Given task:
From the first line of the listing below, retype each line up to and including the one with "var labelShowIdx = [4, 5];"; pictures stay out.
+ + + +
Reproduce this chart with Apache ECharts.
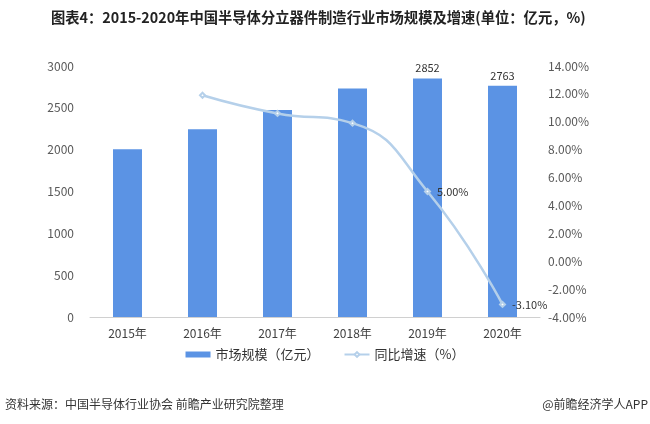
<!DOCTYPE html>
<html><head><meta charset="utf-8">
<script src="https://cdn.jsdelivr.net/npm/echarts@6/dist/echarts.min.js"></script>
<style>html,body{margin:0;padding:0;background:#fff;}#c{width:650px;height:424px;}</style>
</head><body><div id="c"></div>
<script>
var categories = ['2015年','2016年','2017年','2018年','2019年','2020年'];
var marketSize = [2005, 2243, 2475, 2730, 2852, 2763];
var growth = [null, 11.9, 10.6, 9.9, 5.00, -3.10];
var leftTicks = [0, 3000, 500];
var rightTicks = [-4, 14, 2];
var labelShowIdx = [4, 5];

var chart = echarts.init(document.getElementById('c'));
var font = '"Noto Sans CJK SC", "Noto Sans", sans-serif';
chart.setOption({
  backgroundColor: '#fff',
  animation: false,
  textStyle: {fontFamily: font},
  title: {
    text: '图表4：2015-2020年中国半导体分立器件制造行业市场规模及增速(单位：亿元，%)',
    left: 46, top: 5,
    textStyle: {fontSize: 14.3, fontWeight: 'bold', color: '#222', fontFamily: font}
  },
  legend: {
    bottom: 58, left: 'center', itemGap: 24, itemWidth: 25, itemHeight: 6,
    textStyle: {fontSize: 13, color: '#333'},
    data: [{name: '市场规模（亿元）', icon: 'rect'}, {name: '同比增速（%）'}]
  },
  grid: {left: 90, right: 110, top: 66, bottom: 107},
  xAxis: {
    type: 'category', data: categories,
    axisLine: {lineStyle: {color: '#d0d0d0'}},
    axisTick: {show: false},
    axisLabel: {fontSize: 12, color: '#404040', margin: 10}
  },
  yAxis: [{
    type: 'value', min: leftTicks[0], max: leftTicks[1], interval: leftTicks[2],
    splitLine: {show: false}, axisLine: {show: false}, axisTick: {show: false},
    axisLabel: {fontSize: 12, color: '#595959', margin: 16, formatter: function(v){return String(v);}}
  }, {
    type: 'value', min: rightTicks[0], max: rightTicks[1], interval: rightTicks[2],
    splitLine: {show: false}, axisLine: {show: false}, axisTick: {show: false},
    axisLabel: {fontSize: 12, color: '#595959', margin: 8, formatter: function(v){return v.toFixed(2)+'%';}}
  }],
  series: [{
    name: '市场规模（亿元）', type: 'bar', barWidth: 29,
    data: marketSize,
    itemStyle: {color: '#5b93e4'},
    label: {show: true, position: 'top', fontSize: 11, color: '#333',
      formatter: function(p){return labelShowIdx.indexOf(p.dataIndex) >= 0 ? String(p.value) : '';}}
  }, {
    name: '同比增速（%）', type: 'line', yAxisIndex: 1, smooth: true,
    data: growth, connectNulls: false,
    symbol: 'emptyDiamond', symbolSize: 5,
    lineStyle: {color: '#b5d0ea', width: 2.5},
    itemStyle: {color: '#b5d0ea'},
    label: {show: true, position: 'right', fontSize: 11, color: '#333', distance: 6,
      formatter: function(p){return labelShowIdx.indexOf(p.dataIndex) >= 0 ? p.value.toFixed(2)+'%' : '';}}
  }],
  graphic: [{
    type: 'text', left: 5, top: 398,
    style: {text: '资料来源：中国半导体行业协会 前瞻产业研究院整理', fontSize: 12, fill: '#333', fontFamily: font}
  }, {
    type: 'text', right: 2, top: 398,
    style: {text: '@前瞻经济学人APP', fontSize: 12, fill: '#333', fontFamily: font}
  }]
});
</script></body></html>
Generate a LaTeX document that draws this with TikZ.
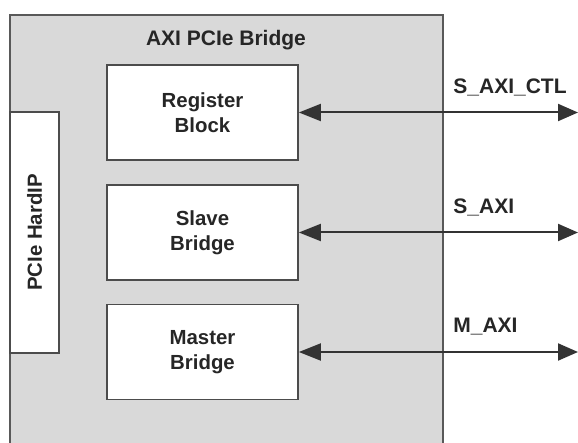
\documentclass[tikz,border=0pt]{standalone}
\usepackage{fontspec}
\setmainfont{Liberation Sans}
\usetikzlibrary{arrows.meta}

\tikzset{
  block/.style={rectangle,
      fill=white,
      draw=black!70,
      line width=0.9pt,
      minimum width=95.5pt,
      minimum height=47.5pt,
      align=center,
      text=black!85,
      font=\fontsize{10.2}{12.5}\selectfont\bfseries},
  port/.style={anchor=west,
      inner sep=0pt,
      text=black!85,
      font=\fontsize{10.5}{12}\selectfont\bfseries},
  bus/.style={draw=black!80,
      line width=1pt,
      {Triangle[length=11pt,width=8.5pt]}-{Triangle[length=10pt,width=8.5pt]}}
}

\begin{document}
\begin{tikzpicture}[x=0.5pt, y=-0.5pt]
\useasboundingbox (0,0) rectangle (578,443);
\clip (0,0) rectangle (578,443);
\fill[white] (0,0) rectangle (578,443);

% bridge outline
\draw[fill=gray!30, draw=black!65, line width=1pt] (10,15) rectangle (443,470);
\node[text=black!85, font=\fontsize{10.5}{12}\selectfont\bfseries] (title) at (226,40) {AXI PCIe Bridge};

% inner blocks
\node[block] (reg) at (202.5,112.5) {Register\\Block};
\node[block] (slave) at (202.5,232.5) {Slave\\Bridge};
\node[block] (master) at (202.5,352) {Master\\Bridge};
\node[block, rotate=90, minimum width=120.5pt, minimum height=24.5pt] (hardip) at (34.5,232.5) {PCIe HardIP};

% buses
\coordinate (ctlend) at (578,112.5);
\coordinate (saxiend) at (578,232.5);
\coordinate (maxiend) at (578,352);
\draw[bus] (reg.east) -- (ctlend);
\draw[bus] (slave.east) -- (saxiend);
\draw[bus] (master.east) -- (maxiend);

\node[port] (ctl) at (453,87) {S\_AXI\_CTL};
\node[port] (saxi) at (453,207) {S\_AXI};
\node[port] (maxi) at (453,327) {M\_AXI};
\end{tikzpicture}
\end{document}
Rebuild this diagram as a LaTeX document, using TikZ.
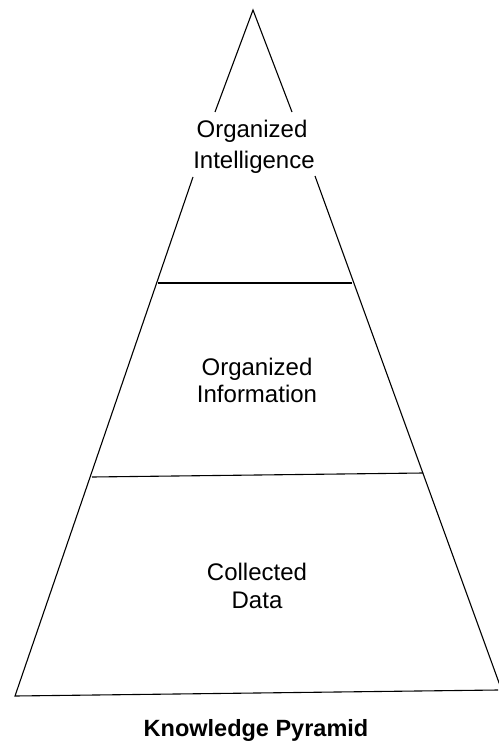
\documentclass[tikz,border=0pt]{standalone}
\usepackage{fontspec}
\setmainfont{Liberation Sans}
\begin{document}
\begin{tikzpicture}[x=1pt,y=-1pt,
  edge/.style={line width=1.1pt,line join=miter},
  lbl/.style={anchor=base,inner sep=0pt,font=\fontsize{24}{28}\selectfont},
  ttl/.style={anchor=base,inner sep=0pt,font=\bfseries\fontsize{23.5}{28}\selectfont}]
\useasboundingbox (0,0) rectangle (498,746);
\coordinate (apex) at (253,10);
\coordinate (lgap1) at (215,112);
\coordinate (lgap2) at (193,177);
\coordinate (rgap1) at (292,112);
\coordinate (rgap2) at (315,176);
\coordinate (bl) at (15,696);
\coordinate (br) at (502,691);
\coordinate (brend) at (498,690);
\coordinate (a1) at (158,283);
\coordinate (b1) at (352,283);
\coordinate (a2) at (92,477);
\coordinate (b2) at (423,473);
\draw[edge] (lgap1) -- (apex) -- (rgap1);
\draw[edge] (lgap2) -- (bl) -- (brend);
\draw[edge] (rgap2) -- (br);
\draw[edge] (a1) -- (b1);
\draw[edge] (a2) -- (b2);
\node[lbl] (t1) at (252,138) {Organized};
\node[lbl] (t2) at (254,168) {Intelligence};
\node[lbl] (m1) at (257,375) {Organized};
\node[lbl] (m2) at (257,402) {Information};
\node[lbl] (c1) at (257,580) {Collected};
\node[lbl] (c2) at (257,608) {Data};
\node[ttl] (title) at (256,736) {Knowledge Pyramid};
\end{tikzpicture}
\end{document}
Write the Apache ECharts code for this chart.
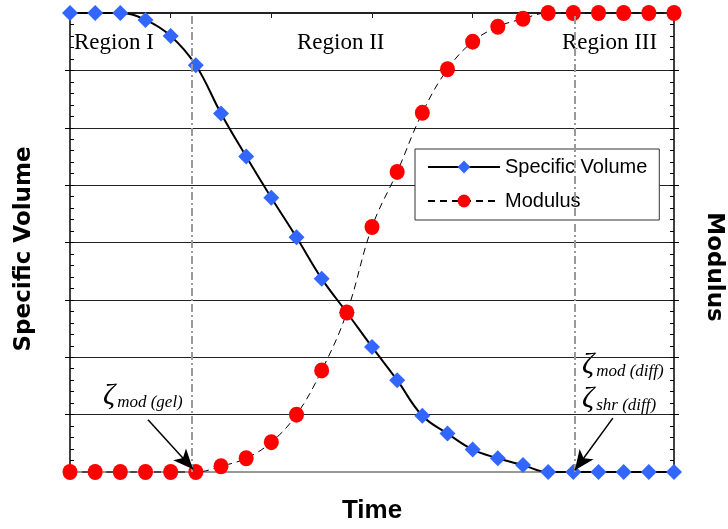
+ + + +
Worked solution:
Reproduce this chart with Apache ECharts.
<!DOCTYPE html>
<html><head><meta charset="utf-8">
<script src="https://cdn.jsdelivr.net/npm/echarts@6/dist/echarts.min.js"></script>
<style>html,body{margin:0;padding:0;background:#fff;}#c{width:650px;height:424px;}</style>
</head><body><div id="c"></div>
<script>
var categories = ['2015年','2016年','2017年','2018年','2019年','2020年'];
var marketSize = [2005, 2243, 2475, 2730, 2852, 2763];
var growth = [null, 11.9, 10.6, 9.9, 5.00, -3.10];
var leftTicks = [0, 3000, 500];
var rightTicks = [-4, 14, 2];
var labelShowIdx = [4, 5];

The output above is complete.